-- Problem to solve --
Repeat exactly, and only, the lines from the one that contains "Recreate this image" through the one that contains "const yTicks = [2.5, 3, 3.5, 4, 4.5, 5, 5.5];", both ends included.

______________________________

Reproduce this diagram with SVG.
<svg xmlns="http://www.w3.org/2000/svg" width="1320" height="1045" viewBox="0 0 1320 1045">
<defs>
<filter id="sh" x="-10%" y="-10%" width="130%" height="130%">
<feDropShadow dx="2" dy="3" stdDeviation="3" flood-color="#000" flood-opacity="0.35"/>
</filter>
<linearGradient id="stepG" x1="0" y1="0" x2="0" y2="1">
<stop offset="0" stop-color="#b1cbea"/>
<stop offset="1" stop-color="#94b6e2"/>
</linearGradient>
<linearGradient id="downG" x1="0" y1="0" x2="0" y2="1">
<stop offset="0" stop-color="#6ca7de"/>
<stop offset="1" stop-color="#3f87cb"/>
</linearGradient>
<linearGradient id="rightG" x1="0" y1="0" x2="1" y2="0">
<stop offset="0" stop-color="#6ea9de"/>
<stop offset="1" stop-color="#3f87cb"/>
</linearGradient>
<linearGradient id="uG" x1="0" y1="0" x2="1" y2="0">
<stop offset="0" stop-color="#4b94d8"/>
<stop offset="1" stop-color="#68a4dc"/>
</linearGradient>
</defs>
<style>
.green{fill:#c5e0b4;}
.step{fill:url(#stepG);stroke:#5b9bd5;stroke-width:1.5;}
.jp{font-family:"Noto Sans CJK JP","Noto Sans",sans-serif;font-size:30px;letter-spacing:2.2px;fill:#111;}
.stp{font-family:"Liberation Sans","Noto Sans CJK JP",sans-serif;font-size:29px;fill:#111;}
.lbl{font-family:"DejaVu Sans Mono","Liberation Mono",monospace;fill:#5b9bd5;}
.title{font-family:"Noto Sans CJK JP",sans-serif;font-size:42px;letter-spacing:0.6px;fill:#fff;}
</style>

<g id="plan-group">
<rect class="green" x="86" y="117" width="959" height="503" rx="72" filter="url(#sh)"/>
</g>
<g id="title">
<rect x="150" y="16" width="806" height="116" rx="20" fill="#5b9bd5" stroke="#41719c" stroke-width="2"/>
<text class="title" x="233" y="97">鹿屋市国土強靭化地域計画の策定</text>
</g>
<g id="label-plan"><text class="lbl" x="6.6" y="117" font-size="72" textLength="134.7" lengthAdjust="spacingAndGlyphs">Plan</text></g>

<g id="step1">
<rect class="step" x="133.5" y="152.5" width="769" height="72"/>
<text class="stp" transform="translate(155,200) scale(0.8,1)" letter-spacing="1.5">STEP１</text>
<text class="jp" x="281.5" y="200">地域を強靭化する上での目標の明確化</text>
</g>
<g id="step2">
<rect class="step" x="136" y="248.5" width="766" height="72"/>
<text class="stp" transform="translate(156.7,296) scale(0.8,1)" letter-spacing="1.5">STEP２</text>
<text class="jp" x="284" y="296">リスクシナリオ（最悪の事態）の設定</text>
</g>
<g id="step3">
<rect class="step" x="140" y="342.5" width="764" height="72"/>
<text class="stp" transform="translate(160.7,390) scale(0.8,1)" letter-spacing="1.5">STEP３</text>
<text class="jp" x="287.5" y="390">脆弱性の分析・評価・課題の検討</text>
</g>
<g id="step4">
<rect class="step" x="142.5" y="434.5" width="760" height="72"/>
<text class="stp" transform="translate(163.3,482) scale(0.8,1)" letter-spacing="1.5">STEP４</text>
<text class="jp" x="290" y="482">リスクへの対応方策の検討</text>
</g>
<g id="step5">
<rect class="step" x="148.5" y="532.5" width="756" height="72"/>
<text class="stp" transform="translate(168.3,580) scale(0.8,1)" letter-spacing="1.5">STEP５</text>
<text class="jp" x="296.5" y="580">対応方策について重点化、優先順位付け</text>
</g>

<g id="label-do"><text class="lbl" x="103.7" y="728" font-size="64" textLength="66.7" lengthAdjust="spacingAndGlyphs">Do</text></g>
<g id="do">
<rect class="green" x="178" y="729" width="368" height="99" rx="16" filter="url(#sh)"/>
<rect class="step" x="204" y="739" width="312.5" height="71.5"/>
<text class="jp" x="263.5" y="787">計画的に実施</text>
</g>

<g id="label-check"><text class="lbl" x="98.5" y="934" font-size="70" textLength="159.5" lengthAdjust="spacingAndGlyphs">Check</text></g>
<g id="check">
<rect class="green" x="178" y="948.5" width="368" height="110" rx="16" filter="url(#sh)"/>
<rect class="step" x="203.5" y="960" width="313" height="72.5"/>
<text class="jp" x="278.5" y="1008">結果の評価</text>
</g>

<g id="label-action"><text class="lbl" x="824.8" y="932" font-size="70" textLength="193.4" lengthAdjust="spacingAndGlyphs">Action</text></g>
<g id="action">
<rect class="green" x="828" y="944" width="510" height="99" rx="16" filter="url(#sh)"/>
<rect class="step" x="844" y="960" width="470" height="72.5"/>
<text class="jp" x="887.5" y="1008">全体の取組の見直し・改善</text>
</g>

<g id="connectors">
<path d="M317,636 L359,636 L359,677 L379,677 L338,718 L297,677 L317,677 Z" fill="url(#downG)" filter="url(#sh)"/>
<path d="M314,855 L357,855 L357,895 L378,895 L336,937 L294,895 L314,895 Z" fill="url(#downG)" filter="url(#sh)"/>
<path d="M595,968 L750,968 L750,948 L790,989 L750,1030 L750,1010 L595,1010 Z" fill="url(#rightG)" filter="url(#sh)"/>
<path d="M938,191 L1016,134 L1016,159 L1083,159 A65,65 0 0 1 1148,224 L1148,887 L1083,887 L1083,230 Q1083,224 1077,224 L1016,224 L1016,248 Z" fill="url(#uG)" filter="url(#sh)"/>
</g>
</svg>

______________________________

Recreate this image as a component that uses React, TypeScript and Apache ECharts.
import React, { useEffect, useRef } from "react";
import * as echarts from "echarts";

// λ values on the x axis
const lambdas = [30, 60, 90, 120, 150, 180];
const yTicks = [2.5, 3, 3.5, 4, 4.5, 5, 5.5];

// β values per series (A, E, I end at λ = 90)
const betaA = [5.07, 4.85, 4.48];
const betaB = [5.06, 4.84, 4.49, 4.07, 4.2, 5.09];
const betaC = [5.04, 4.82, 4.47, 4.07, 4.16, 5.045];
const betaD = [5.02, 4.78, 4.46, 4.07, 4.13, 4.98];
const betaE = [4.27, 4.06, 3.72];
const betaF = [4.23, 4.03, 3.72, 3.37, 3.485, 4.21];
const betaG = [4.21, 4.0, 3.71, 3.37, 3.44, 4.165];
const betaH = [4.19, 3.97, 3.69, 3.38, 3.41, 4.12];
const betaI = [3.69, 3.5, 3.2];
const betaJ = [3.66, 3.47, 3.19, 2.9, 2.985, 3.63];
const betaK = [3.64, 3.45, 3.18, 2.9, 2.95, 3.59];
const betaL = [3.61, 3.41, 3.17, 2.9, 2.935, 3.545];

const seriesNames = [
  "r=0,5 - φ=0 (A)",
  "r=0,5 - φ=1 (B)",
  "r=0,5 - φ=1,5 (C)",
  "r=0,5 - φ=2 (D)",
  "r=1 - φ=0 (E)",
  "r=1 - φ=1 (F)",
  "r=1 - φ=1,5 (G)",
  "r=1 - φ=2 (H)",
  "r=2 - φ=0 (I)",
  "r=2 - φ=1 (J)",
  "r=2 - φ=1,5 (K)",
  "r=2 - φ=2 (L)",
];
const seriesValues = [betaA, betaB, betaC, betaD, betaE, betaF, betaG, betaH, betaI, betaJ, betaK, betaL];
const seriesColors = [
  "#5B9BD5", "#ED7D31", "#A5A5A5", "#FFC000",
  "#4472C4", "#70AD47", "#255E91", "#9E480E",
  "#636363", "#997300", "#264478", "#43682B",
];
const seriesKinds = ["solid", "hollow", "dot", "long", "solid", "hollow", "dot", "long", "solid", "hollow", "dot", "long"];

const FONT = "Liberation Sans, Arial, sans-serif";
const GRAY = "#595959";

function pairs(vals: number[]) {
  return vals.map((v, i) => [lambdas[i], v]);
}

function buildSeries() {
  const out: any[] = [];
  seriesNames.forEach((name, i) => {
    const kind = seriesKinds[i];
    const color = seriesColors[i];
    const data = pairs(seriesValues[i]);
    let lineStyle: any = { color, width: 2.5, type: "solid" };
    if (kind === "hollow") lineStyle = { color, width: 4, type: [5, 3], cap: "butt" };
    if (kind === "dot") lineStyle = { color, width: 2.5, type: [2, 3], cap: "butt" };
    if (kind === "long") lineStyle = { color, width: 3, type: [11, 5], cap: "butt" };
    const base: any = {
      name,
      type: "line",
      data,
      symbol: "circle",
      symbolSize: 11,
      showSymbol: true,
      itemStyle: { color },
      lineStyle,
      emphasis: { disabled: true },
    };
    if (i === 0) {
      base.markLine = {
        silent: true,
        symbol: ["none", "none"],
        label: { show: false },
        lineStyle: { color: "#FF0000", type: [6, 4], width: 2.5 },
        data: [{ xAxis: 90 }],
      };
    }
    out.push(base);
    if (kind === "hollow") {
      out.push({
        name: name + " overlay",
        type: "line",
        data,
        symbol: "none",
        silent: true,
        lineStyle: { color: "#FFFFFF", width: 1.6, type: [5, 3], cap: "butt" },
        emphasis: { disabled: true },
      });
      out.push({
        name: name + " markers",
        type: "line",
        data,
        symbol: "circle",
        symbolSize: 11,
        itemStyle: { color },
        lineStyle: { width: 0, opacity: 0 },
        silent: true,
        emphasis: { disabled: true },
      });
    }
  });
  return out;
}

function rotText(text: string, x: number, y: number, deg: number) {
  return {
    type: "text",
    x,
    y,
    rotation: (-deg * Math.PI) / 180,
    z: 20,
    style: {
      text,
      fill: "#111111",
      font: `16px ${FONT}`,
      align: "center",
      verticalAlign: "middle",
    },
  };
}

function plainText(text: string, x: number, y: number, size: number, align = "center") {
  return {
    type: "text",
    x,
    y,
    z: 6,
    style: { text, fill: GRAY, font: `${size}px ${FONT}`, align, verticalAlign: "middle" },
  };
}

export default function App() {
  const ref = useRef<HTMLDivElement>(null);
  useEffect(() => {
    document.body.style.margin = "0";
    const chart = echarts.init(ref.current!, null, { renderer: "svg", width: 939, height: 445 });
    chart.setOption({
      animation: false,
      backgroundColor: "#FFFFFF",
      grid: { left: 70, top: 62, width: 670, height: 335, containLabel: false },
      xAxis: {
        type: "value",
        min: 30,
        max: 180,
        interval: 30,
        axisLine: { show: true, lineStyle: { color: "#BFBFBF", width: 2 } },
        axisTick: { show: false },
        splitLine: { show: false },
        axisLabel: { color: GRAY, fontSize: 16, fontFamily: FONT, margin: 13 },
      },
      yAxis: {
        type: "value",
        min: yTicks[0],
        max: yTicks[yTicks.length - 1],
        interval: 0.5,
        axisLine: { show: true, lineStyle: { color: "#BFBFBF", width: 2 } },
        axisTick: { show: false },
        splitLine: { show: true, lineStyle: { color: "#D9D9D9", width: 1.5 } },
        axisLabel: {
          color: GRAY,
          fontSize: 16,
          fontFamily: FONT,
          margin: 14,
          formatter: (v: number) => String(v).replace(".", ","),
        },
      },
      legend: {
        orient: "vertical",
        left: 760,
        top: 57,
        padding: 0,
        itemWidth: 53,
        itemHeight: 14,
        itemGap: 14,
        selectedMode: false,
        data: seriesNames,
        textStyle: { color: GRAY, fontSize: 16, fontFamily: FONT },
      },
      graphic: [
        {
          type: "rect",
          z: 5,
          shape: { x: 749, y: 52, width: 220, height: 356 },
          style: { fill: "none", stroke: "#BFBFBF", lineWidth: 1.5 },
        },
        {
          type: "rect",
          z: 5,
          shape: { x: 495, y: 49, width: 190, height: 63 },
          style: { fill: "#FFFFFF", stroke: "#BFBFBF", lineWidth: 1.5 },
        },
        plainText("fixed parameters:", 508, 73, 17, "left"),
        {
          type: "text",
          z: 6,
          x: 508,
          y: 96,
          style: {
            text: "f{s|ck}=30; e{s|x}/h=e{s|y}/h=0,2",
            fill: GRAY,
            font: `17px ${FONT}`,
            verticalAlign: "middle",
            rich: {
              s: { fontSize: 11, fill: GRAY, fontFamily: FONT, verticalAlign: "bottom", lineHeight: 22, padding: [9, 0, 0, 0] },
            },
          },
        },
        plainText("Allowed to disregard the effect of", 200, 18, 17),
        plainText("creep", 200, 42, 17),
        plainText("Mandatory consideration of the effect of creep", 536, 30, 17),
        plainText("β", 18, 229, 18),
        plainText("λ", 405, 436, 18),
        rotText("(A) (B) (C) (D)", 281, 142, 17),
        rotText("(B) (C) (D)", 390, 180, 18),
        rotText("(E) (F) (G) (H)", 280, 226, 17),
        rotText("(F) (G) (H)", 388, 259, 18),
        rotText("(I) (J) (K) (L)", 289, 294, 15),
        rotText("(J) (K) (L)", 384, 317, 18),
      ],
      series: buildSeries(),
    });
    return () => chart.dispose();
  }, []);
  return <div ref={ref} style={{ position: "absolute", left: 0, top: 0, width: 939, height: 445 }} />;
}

______________________________

-- Solution to this exercise --
Recreate this image as a component that uses React, TypeScript and Apache ECharts.
import React, { useEffect, useRef } from "react";
import * as echarts from "echarts";

// λ values on the x axis
const lambdas = [30, 60, 90, 120, 150, 180];
const yTicks = [2.5, 3, 3.5, 4, 4.5, 5, 5.5];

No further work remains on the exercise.